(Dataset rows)
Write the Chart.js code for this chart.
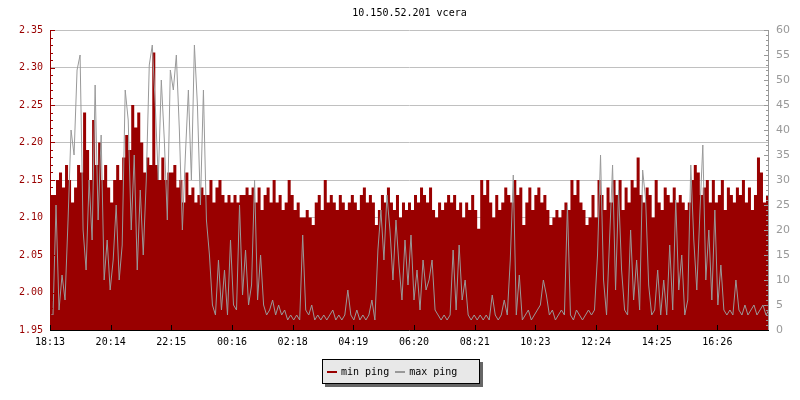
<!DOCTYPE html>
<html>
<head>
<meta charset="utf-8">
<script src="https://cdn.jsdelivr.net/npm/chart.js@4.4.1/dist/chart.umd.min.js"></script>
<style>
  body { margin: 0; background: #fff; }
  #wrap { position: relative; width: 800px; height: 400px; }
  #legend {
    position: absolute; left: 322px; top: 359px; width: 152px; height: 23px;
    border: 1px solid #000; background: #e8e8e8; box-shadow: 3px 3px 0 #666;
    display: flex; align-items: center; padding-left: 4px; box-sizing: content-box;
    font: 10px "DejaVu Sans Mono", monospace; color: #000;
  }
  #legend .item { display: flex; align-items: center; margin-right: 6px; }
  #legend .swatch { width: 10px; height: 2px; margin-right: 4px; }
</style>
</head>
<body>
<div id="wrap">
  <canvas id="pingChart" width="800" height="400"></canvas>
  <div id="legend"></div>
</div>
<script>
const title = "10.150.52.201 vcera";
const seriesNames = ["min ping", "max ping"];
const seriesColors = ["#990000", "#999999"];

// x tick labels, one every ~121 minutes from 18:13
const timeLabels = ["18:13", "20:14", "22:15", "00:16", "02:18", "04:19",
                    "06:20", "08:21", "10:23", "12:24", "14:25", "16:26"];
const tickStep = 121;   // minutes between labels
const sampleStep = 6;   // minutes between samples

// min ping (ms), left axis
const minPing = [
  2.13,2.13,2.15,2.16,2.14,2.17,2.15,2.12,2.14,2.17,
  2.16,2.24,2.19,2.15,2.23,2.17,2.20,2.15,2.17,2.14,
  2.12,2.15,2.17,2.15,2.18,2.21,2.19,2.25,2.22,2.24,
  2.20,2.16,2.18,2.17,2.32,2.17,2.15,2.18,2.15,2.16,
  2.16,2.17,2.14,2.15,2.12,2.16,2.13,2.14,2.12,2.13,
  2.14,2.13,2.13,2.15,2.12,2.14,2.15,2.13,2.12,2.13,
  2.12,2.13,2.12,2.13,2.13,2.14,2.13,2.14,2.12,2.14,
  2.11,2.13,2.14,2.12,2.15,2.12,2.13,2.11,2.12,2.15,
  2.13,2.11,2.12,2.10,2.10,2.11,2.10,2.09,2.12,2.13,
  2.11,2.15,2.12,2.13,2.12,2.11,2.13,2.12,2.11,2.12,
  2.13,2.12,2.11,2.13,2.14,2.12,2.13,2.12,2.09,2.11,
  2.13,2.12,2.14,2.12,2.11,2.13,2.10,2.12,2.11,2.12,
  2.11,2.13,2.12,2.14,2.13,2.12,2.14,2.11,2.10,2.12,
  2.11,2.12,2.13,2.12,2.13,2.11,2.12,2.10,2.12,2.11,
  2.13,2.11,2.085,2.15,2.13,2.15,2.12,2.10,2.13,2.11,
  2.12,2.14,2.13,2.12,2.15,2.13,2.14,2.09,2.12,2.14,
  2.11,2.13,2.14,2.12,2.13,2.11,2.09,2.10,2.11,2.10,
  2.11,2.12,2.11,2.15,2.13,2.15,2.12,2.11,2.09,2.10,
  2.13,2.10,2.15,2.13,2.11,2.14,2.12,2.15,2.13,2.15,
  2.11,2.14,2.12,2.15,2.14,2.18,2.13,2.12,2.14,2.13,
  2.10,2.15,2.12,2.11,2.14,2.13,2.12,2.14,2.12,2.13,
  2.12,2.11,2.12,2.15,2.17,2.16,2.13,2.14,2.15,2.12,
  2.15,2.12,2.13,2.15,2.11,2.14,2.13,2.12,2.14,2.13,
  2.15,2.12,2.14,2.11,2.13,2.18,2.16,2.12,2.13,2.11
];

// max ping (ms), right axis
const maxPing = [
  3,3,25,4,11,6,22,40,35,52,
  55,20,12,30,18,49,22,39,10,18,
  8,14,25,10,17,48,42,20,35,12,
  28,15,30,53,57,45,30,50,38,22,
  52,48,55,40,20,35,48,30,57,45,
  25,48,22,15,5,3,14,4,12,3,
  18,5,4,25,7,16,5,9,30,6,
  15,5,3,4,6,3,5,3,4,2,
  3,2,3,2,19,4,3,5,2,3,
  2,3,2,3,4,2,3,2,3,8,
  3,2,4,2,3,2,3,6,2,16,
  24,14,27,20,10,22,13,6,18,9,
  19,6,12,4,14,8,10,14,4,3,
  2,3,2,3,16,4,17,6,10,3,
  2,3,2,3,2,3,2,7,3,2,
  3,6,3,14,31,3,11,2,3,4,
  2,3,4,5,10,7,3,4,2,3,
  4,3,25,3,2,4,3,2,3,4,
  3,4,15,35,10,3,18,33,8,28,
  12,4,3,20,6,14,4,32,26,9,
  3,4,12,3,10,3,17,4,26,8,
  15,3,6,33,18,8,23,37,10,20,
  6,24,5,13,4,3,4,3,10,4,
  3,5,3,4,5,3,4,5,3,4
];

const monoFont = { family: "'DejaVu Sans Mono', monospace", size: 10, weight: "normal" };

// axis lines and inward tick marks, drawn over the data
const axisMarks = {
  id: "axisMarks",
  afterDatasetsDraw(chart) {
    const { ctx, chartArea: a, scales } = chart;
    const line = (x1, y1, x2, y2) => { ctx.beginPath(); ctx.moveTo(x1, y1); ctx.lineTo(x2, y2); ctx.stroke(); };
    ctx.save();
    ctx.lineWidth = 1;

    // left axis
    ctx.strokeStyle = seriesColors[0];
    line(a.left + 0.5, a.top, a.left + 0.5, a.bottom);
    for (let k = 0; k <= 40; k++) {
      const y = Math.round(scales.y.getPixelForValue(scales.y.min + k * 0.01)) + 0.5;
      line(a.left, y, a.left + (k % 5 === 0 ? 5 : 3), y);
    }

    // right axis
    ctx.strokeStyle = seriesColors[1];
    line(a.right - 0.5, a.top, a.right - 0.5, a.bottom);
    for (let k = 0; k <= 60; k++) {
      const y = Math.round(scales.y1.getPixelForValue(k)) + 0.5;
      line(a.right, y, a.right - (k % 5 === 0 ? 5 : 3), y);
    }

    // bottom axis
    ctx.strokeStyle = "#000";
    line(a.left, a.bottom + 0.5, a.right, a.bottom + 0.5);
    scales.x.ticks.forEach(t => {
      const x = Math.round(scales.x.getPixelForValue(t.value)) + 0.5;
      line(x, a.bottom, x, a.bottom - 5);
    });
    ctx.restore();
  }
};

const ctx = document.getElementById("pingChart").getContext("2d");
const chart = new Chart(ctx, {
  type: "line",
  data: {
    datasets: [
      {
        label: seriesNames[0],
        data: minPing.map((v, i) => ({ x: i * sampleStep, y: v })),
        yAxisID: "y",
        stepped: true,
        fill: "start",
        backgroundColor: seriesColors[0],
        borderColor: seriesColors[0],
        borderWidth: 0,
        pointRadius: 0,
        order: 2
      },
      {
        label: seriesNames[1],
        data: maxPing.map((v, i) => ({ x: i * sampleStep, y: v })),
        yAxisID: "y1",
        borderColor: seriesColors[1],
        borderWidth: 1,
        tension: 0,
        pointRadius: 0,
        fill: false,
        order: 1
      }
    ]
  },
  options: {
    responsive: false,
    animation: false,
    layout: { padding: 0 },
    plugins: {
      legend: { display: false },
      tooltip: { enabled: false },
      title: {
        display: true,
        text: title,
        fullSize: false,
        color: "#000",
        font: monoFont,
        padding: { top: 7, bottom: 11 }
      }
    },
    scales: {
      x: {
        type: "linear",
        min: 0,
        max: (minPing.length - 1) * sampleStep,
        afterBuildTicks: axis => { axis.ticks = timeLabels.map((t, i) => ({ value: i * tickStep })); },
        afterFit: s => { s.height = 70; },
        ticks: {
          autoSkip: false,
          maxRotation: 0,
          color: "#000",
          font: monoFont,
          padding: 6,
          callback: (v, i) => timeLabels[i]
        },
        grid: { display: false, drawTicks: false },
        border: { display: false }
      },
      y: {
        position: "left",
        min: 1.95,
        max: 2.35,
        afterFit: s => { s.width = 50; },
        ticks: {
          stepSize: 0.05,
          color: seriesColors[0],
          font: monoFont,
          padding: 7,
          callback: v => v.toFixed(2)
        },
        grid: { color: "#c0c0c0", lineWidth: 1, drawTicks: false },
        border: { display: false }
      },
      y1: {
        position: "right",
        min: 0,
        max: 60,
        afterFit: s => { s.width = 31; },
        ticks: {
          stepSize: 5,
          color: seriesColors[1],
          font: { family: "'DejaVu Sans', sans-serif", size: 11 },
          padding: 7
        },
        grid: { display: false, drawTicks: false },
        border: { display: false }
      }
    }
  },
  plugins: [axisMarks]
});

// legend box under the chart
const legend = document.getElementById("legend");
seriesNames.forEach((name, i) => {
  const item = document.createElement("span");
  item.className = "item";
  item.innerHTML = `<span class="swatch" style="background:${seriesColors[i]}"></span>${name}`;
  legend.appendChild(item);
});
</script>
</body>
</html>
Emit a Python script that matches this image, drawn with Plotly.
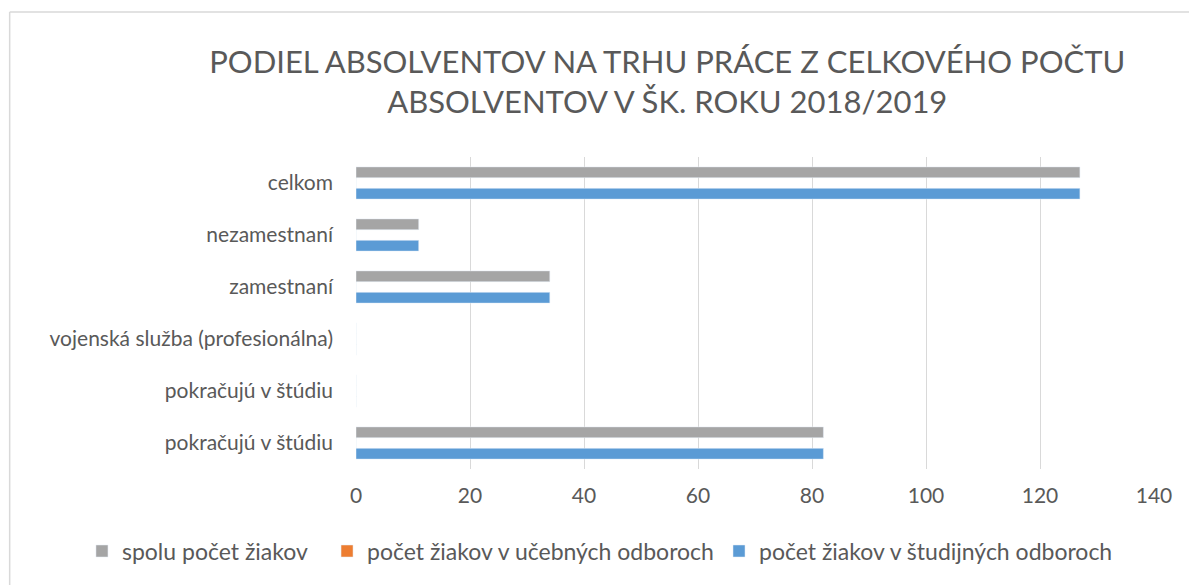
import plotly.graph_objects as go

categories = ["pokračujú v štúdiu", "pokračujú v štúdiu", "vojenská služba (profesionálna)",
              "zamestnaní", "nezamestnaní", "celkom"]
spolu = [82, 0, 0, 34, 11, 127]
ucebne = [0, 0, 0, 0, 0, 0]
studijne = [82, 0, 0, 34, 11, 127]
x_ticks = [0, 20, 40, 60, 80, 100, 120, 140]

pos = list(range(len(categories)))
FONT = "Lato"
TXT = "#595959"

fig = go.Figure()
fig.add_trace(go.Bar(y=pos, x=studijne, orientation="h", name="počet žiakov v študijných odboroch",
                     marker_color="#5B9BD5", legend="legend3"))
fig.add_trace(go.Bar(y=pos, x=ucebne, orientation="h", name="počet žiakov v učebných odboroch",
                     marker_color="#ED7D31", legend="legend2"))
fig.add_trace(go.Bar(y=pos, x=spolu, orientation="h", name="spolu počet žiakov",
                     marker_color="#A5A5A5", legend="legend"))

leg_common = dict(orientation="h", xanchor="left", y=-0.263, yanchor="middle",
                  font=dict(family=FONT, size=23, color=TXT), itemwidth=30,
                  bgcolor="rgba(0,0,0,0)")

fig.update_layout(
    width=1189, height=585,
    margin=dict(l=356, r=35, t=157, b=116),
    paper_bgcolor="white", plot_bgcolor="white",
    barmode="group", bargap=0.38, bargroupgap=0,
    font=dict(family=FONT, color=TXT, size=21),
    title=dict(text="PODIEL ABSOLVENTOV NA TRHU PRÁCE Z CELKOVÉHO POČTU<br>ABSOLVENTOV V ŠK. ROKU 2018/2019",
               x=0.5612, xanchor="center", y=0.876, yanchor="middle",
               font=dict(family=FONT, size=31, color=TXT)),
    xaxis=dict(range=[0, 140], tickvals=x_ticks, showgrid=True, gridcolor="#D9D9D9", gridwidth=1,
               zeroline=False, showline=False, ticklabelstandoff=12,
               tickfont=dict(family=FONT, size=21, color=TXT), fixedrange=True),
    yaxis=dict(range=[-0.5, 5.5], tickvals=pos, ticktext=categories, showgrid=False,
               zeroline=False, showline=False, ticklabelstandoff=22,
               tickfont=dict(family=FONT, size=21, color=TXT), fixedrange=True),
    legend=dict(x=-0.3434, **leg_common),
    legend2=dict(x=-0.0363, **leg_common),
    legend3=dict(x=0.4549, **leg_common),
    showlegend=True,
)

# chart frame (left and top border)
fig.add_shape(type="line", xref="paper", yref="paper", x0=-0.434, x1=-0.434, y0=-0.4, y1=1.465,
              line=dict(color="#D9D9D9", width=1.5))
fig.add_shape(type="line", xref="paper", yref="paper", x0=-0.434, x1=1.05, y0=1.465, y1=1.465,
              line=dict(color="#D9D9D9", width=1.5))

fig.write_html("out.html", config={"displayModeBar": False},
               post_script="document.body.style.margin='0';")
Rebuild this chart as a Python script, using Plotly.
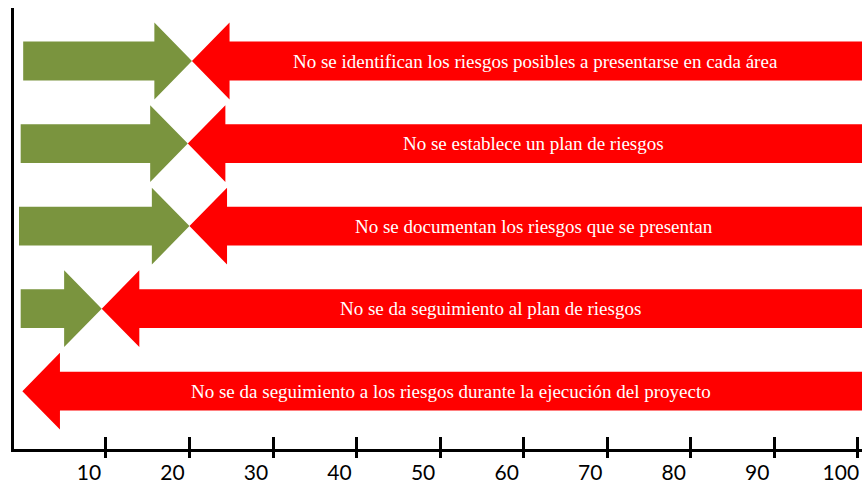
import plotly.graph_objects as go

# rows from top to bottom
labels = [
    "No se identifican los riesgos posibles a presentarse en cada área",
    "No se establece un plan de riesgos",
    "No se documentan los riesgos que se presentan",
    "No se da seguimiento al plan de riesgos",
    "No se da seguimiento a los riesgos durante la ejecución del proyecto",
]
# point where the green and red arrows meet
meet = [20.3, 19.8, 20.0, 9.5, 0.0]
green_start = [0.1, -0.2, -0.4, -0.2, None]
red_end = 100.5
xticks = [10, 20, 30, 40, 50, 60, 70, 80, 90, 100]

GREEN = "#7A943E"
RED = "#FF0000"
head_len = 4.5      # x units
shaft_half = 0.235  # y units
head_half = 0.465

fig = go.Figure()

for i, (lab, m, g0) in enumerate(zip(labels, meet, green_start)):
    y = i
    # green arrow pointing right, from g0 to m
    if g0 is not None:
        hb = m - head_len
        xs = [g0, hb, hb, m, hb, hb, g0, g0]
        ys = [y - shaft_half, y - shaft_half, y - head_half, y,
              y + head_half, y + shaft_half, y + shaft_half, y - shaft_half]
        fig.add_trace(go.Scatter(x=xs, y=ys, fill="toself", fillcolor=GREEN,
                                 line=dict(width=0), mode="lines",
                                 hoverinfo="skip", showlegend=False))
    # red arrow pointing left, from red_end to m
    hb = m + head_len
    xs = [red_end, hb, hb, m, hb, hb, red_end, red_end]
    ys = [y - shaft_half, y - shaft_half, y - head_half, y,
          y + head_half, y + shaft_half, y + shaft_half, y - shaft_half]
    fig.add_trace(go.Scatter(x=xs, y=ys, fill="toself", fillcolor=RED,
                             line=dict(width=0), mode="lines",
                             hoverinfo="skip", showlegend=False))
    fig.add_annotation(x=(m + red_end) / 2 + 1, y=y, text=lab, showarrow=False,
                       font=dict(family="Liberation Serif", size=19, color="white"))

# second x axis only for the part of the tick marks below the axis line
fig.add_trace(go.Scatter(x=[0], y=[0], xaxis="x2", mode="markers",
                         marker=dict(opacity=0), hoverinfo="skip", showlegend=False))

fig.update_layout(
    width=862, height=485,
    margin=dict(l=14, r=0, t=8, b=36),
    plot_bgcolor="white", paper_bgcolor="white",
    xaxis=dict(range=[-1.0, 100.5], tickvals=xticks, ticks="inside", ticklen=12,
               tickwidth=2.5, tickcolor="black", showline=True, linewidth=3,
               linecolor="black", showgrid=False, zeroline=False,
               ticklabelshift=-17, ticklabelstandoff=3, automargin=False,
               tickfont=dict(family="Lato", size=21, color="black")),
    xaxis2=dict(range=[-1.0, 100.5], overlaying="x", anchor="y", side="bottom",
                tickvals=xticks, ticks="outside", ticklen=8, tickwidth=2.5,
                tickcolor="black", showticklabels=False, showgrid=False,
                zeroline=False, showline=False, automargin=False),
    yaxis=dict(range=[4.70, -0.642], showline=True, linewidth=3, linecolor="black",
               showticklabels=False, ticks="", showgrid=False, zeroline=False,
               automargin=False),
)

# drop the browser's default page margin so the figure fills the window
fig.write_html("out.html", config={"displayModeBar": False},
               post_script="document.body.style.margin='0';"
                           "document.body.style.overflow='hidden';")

## WHAT THE TASK REQUIRES
Your answer should be only the number of lines that hold the word "this".

## FULL SOLUTION
3